Scientists at the University of Sussex say they may have found a solution to the problem of smartphone screens that are easily damaged.
Professor Alan Dalton, from the School of Mathematical and Physical Sciences, and his team have announced they have developed a new way to make smartphone touchscreens that are cheaper, less brittle and more environmentally friendly.
In addition, the researchers say the new method can also promise that devices will use less energy, are more responsive and do not tarnish in the air.
They explained that the problem has been that indium tin oxide, which is currently used to make smartphone screens, is both brittle and expensive. Indium, the primary constituent, is also a rare metal and extracting it is ecologically damaging.

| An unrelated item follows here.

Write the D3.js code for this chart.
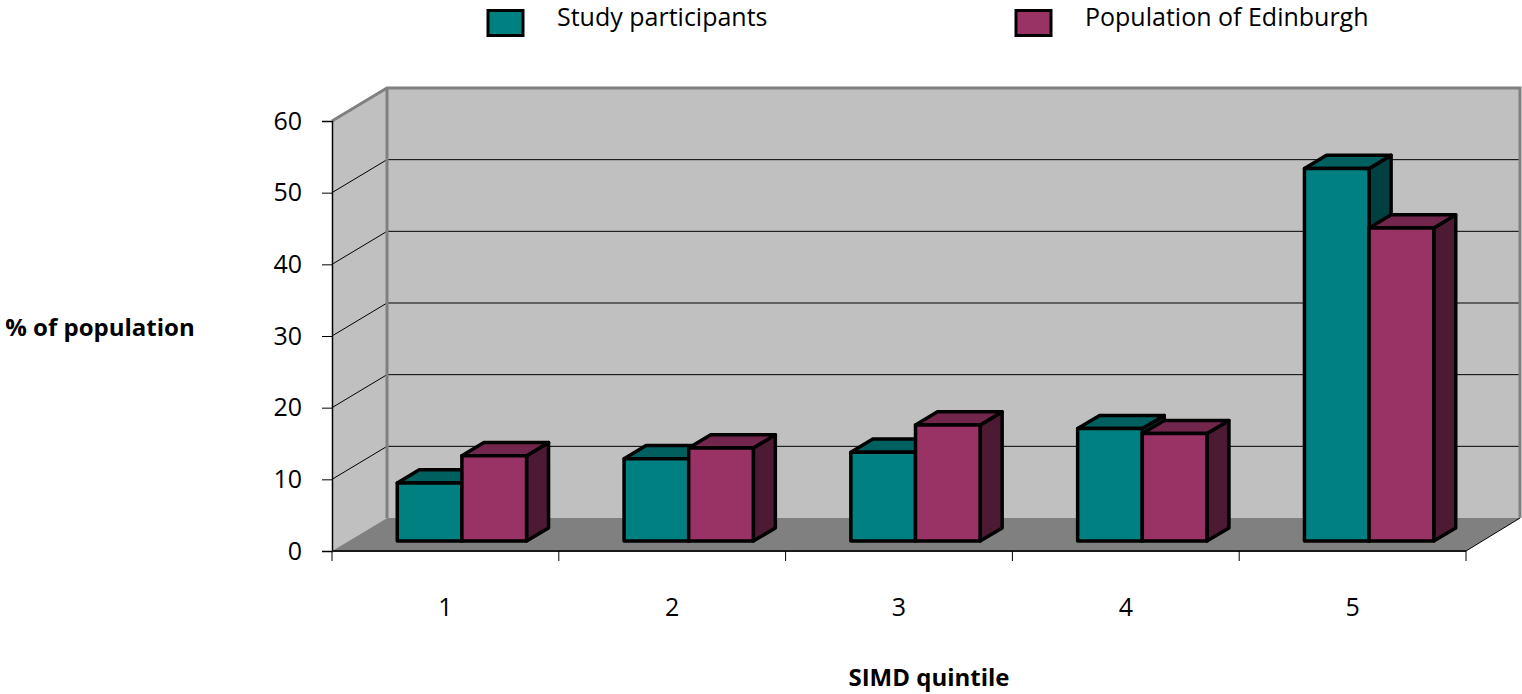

Until now, the best alternative to indium has been silver, which is also expensive. However, now the University of Sussex researchers have come up with a breakthrough: combining silver nanowires with graphene – a two-dimensional carbon material. They said the new hybrid material “matches the performance of the existing technologies at a fraction of the cost”.
Prof Dalton said: “What’s exciting about what we’re doing is the way we put the graphene layer down. We float the graphene particles on the surface of water, then pick them up with a rubber stamp, a bit like a potato stamp, and lay it on top of the silver nanowire film in whatever pattern we like.
“And this breakthrough technique is inherently scalable. It would be relatively simple to combine silver nanowires and graphene in this way on a large scale using spraying machines and patterned rollers. This means that brittle mobile phone screens might soon be a thing of the past.”